Il Teatro di Varese, quello con la T maiuscola, sorgeva nell'angolo formato dall'attuale piazza Giovine Italia. Fu costruito perché il Teatrino Ducale si rivelò insufficiente alle rinnovate esigenze del borgo.
L'ingegner Ottavio Torelli fu l'appassionato protagonista dell'impresa. Egli, nel dicembre 1790, promosse la fondazione di una Società per la raccolta dei necessari fondi e, ottenuti tutto il benestare della Regia Intendenza Politica, il 14 febbraio 1791, procedette all'acquisto del terreno necessario (i fondi appartenevano alle monache di S. Antonino) e all'inizio immediato dei lavori.
Progettista del teatro fu lo stesso Torelli e appaltatore dei lavori il fratello Fedele che si assunse l'impegno di di abbattere alcuni spigoli delle cade della contrada che allacciava la zona del Corso (già via del Teatro) per rendere più agevole il passaggio.
I lavori procedettero tanto rapidamente che il teatro fu
inaugurato la sera del 6 ottobre 1791 con l'opera La serva innamorata di P. Guglielmi ed il balletto Le astuzie di Bettina di Mattias Stahinger.
Per la costruzione si spesero 67.000 lire milanesi e lire 13.000 per l'acquisto dei terreni.
Il teatro riuscì elegante e signorile, con una discreta platea, un sufficiente palcoscenico, una tripla fila di palchi ed il loggione.
Nelle cronache di inizio Ottocento si apprende che «esso ha giuste proporzioni, sicchè ottimamente vi risponde la musica… il palcoscenico in occasioni di pubbliche danze, viene col messo di organi abbassato a formare un solo salone con la platea… i palchi sono ben addobbati da' rispettivi proprietari e vengon serviti da un camerino; sull'ingresso vi sono tre sale di salotto con biliardo e più camini; è fornito di caffè di pasticceria e di quant'altro occorre al servizio… in questo teatro si danno più opere buffe in autunno e commedie in altre stagioni…».
Secondo il programma iniziale, il teatro doveva essere destinato solo alla rappresentazione di opere buffe e di balli, ma la delegazione teatrale, nel 1828 permise che vi si desse un'opera semiseria di Giovanni Pacini e più
tardi, all'opera buffa s'alternò il dramma lirico che finì per prendere il definitivo sopravvento.
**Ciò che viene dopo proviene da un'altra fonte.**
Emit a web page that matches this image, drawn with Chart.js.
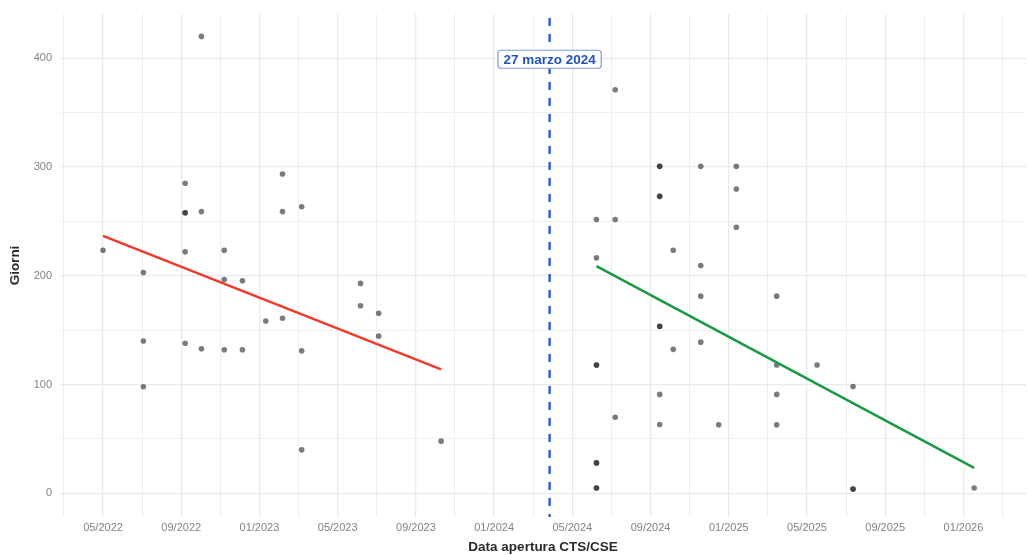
<!DOCTYPE html>
<html>
<head>
<meta charset="utf-8">
<script src="https://cdn.jsdelivr.net/npm/chart.js@4/dist/chart.umd.min.js"></script>
<style>
  body { margin: 0; background: #fff; }
  #wrap { width: 1030px; height: 555px; }
</style>
</head>
<body>
<div id="wrap"><canvas id="myChart" width="1030" height="555"></canvas></div>
<script>
// data
var preDates = ['2022-05-01','2022-07-03','2022-07-03','2022-07-03',
  '2022-09-07','2022-09-07','2022-09-07','2022-09-07','2022-09-07',
  '2022-10-02','2022-10-02','2022-10-02',
  '2022-11-07','2022-11-07','2022-11-07',
  '2022-12-05','2022-12-05','2023-01-11',
  '2023-02-06','2023-02-06','2023-02-06',
  '2023-03-06','2023-03-06','2023-03-06',
  '2023-06-06','2023-06-06','2023-07-04','2023-07-04','2023-10-10'];
var preDays = [223.5, 203, 140, 98,
  285, 258, 258, 222, 138,
  420, 259, 133,
  223.5, 196.5, 132,
  195.5, 132, 158.5,
  293.5, 259, 161,
  263.5, 131, 40,
  193, 172.5, 165.5, 144.5, 48];

var postDates = ['2024-06-08','2024-06-08','2024-06-08','2024-06-08','2024-06-08','2024-06-08','2024-06-08','2024-06-08',
  '2024-07-07','2024-07-07','2024-07-07',
  '2024-09-15','2024-09-15','2024-09-15','2024-09-15','2024-09-15','2024-09-15','2024-09-15','2024-09-15',
  '2024-10-06','2024-10-06',
  '2024-11-18','2024-11-18','2024-11-18','2024-11-18',
  '2024-12-16',
  '2025-01-13','2025-01-13','2025-01-13',
  '2025-03-15','2025-03-15','2025-03-15','2025-03-15',
  '2025-05-17',
  '2025-07-12','2025-07-12','2025-07-12',
  '2026-01-18'];
var postDays = [251.7, 216.5, 118, 118, 28, 28, 5, 5,
  371, 251.7, 70,
  300.6, 300.6, 273, 273, 153.5, 153.5, 91, 63.3,
  223.5, 132.4,
  300.6, 209.4, 181.3, 139,
  63,
  300.6, 279.8, 244.6,
  181.3, 118, 91, 63,
  118,
  98.2, 4, 4,
  5];

// trend lines (end points)
var preFitDates = ['2022-05-01', '2023-10-10'];
var preFitDays = [236.7, 114];
var postFitDates = ['2024-06-08', '2026-01-18'];
var postFitDays = [208.8, 23.5];

var breakDate = '2024-03-27';
var breakLabel = '27 marzo 2024';

var xTickLabels = ['05/2022','09/2022','01/2023','05/2023','09/2023','01/2024',
  '05/2024','09/2024','01/2025','05/2025','09/2025','01/2026'];
var yTickLabels = [0, 100, 200, 300, 400];

// months since 01/2022 (fractional)
function toMonth(s){
  var p = s.split('-');
  var y = Number(p[0]), m = Number(p[1]), d = Number(p[2]);
  var dim = new Date(y, m, 0).getDate();
  return (y - 2022) * 12 + (m - 1) + (d - 1) / dim;
}
function labelToMonth(l){
  var p = l.split('/');
  return (Number(p[1]) - 2022) * 12 + Number(p[0]) - 1;
}
function pts(dates, vals){
  var out = [];
  for (var i = 0; i < dates.length; i++){
    out.push({x: toMonth(dates[i]), y: vals[i]});
  }
  return out;
}

var labelMonths = {};
for (var i = 0; i < xTickLabels.length; i++){
  labelMonths[labelToMonth(xTickLabels[i])] = xTickLabels[i];
}

var breakPlugin = {
  id: 'breakLine',
  afterDatasetsDraw: function(chart){
    var ctx = chart.ctx;
    var area = chart.chartArea;
    var x = chart.scales.x.getPixelForValue(toMonth(breakDate));
    ctx.save();
    ctx.strokeStyle = '#2a5bd0';
    ctx.lineWidth = 2.4;
    ctx.setLineDash([8, 8]);
    ctx.beginPath();
    ctx.moveTo(x, area.top + 4);
    ctx.lineTo(x, area.bottom);
    ctx.stroke();
    ctx.setLineDash([]);

    // label box
    var y = chart.scales.y.getPixelForValue(399);
    ctx.font = 'bold 13.5px "Liberation Sans", Arial, sans-serif';
    var w = ctx.measureText(breakLabel).width + 11;
    var h = 18;
    var bx = x - w / 2, by = y - h / 2, r = 3;
    ctx.beginPath();
    ctx.moveTo(bx + r, by);
    ctx.lineTo(bx + w - r, by);
    ctx.quadraticCurveTo(bx + w, by, bx + w, by + r);
    ctx.lineTo(bx + w, by + h - r);
    ctx.quadraticCurveTo(bx + w, by + h, bx + w - r, by + h);
    ctx.lineTo(bx + r, by + h);
    ctx.quadraticCurveTo(bx, by + h, bx, by + h - r);
    ctx.lineTo(bx, by + r);
    ctx.quadraticCurveTo(bx, by, bx + r, by);
    ctx.closePath();
    ctx.fillStyle = '#ffffff';
    ctx.fill();
    ctx.strokeStyle = '#7c9de0';
    ctx.lineWidth = 1.2;
    ctx.stroke();
    ctx.fillStyle = '#2452bb';
    ctx.textAlign = 'center';
    ctx.textBaseline = 'middle';
    ctx.fillText(breakLabel, x, y + 1);
    ctx.restore();
  }
};

var pointColor = 'rgba(25,27,35,0.58)';
var gridMajor = '#e8eaee';
var gridMinor = '#edeff2';

var ctx = document.getElementById('myChart');
var myChart = new Chart(ctx, {
  type: 'scatter',
  data: {
    datasets: [
      {
        type: 'line',
        data: pts(preFitDates, preFitDays),
        borderColor: '#ee3b2b',
        borderWidth: 2.6,
        pointRadius: 0,
        fill: false,
        order: 0
      },
      {
        type: 'line',
        data: pts(postFitDates, postFitDays),
        borderColor: '#1c9a43',
        borderWidth: 2.6,
        pointRadius: 0,
        fill: false,
        order: 0
      },
      {
        data: pts(preDates, preDays),
        backgroundColor: pointColor,
        borderWidth: 0,
        pointRadius: 2.8,
        order: 1
      },
      {
        data: pts(postDates, postDays),
        backgroundColor: pointColor,
        borderWidth: 0,
        pointRadius: 2.8,
        order: 1
      }
    ]
  },
  options: {
    responsive: false,
    animation: false,
    devicePixelRatio: 1,
    layout: { padding: { top: 14, right: 0, bottom: 0, left: 0 } },
    plugins: {
      legend: { display: false },
      tooltip: { enabled: false }
    },
    scales: {
      x: {
        type: 'linear',
        min: 1.8,
        max: 51.2,
        afterFit: function(s){ s.height = 38; s.paddingLeft = 0; s.paddingRight = 0; },
        afterBuildTicks: function(s){
          var t = [];
          for (var m = 2; m <= 50; m += 2) t.push({value: m});
          s.ticks = t;
        },
        border: { display: false },
        grid: {
          drawTicks: false,
          color: function(c){ return (c.tick && labelMonths[Math.round(c.tick.value)]) ? gridMajor : gridMinor; },
          lineWidth: function(c){ return (c.tick && labelMonths[Math.round(c.tick.value)]) ? 1.3 : 1.1; }
        },
        ticks: {
          autoSkip: false,
          maxRotation: 0,
          padding: 4,
          color: '#808289',
          font: { family: '"Liberation Sans", Arial, sans-serif', size: 11 },
          callback: function(v){ return labelMonths[Math.round(v)] || ''; }
        },
        title: {
          display: true,
          text: 'Data apertura CTS/CSE',
          color: '#2a2a2a',
          padding: { top: 0, bottom: 0 },
          font: { family: '"Liberation Sans", Arial, sans-serif', size: 13.5, weight: 'bold' }
        }
      },
      y: {
        min: -21.7,
        max: 440.6,
        afterFit: function(s){ s.width = 60; s.paddingTop = 0; s.paddingBottom = 0; },
        afterBuildTicks: function(s){
          var t = [];
          for (var v = 0; v <= 400; v += 50) t.push({value: v});
          s.ticks = t;
        },
        border: { display: false },
        grid: {
          drawTicks: false,
          color: function(c){ return (c.tick && c.tick.value % 100 === 0) ? gridMajor : gridMinor; },
          lineWidth: function(c){ return (c.tick && c.tick.value % 100 === 0) ? 1.3 : 1.1; }
        },
        ticks: {
          padding: 8,
          color: '#808289',
          font: { family: '"Liberation Sans", Arial, sans-serif', size: 11 },
          callback: function(v){ return yTickLabels.indexOf(v) >= 0 ? String(v) : ''; }
        },
        title: {
          display: true,
          text: 'Giorni',
          color: '#2a2a2a',
          padding: { top: 7, bottom: 0 },
          font: { family: '"Liberation Sans", Arial, sans-serif', size: 13.5, weight: 'bold' }
        }
      }
    }
  },
  plugins: [breakPlugin]
});
</script>
</body>
</html>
Nel 1828 l'interno del teatro fu rinnovato e ridipinto. Le scenografie del veneto Gonzaga furono sostituite con quelle del milanese Sanquirico. Per l'addobbo esterno dei palchi fu adottata una tinta unica mentre prima erano diverse, a seconda dei gusti dei proprietari. La luce elettrica, che sostituì le lampade a petrolio, nel 1896, fu limitata in primo tempo al solo palcoscenico. Anche il grande lampadario che pendeva dal soffitto fu cambiato a più riprese. Nel 1861 fu ingrandita la sala centrale con l'aggiunta di due palchi per ciascuna delle tre file, ai dipinti di Sanquirico furono sostituiti quelli del pittore Bianchi di Milano.
Il teatro fu sede non solo di spettacoli ma anche di vere manifestazioni patriottiche: di protesta contro gli Austriaci nel periodo Risorgimentale, di gaudio e di dolore dopo la proclamazione del Regno d'Italia.
Gli spettacoli che si diedero furono quasi sempre di alto livello artistico. Alcune volte si anticiparono a Varese opere liriche date poi alla Scala di Milano, quali il Barbiere di Siviglia, I Capuleti e i Montecchi, Lucia, La Traviata, la Bohème, l'Alboino… la stagione varesina si teneva nel periodo della villeggiatura autunnale, un vero preludio
della stagione scaligera. Vi cantarono i più famosi artisti italiani, da Tamagno a Gigli, Zacconi, Dina Galli, Besozzi e molti altri.
Si diedero inoltre serate in onore di illustri personaggi, quali Giuseppina Beauharnais Bonaparte. Nella vita locale il teatro fu una cosa importante e i cronisti varesini del passato, come il Grossi e il Comolli, non mancarono mai di prendere nota delle feste e degli spettacoli che si tennero.
La crisi iniziò negli anni 1933-34, in quanto non più rispondente alle norme di sicurezza dei locali pubblici, e fu chiuso con un'ordinanza del 1937. Mancando la necessaria unanimità dei palchettisti per deciderne la ristrutturazione, fu ceduto ad un privato, che si ripromise di adeguarlo alle nuove esigenze, ma, sopraggiunta la seconda guerra mondiale e la successiva crisi economica, fu malauguratamente demolito il 18 settembre 1953, per far posto ad un moderno palazzo, con il rimpianto di molti varesini.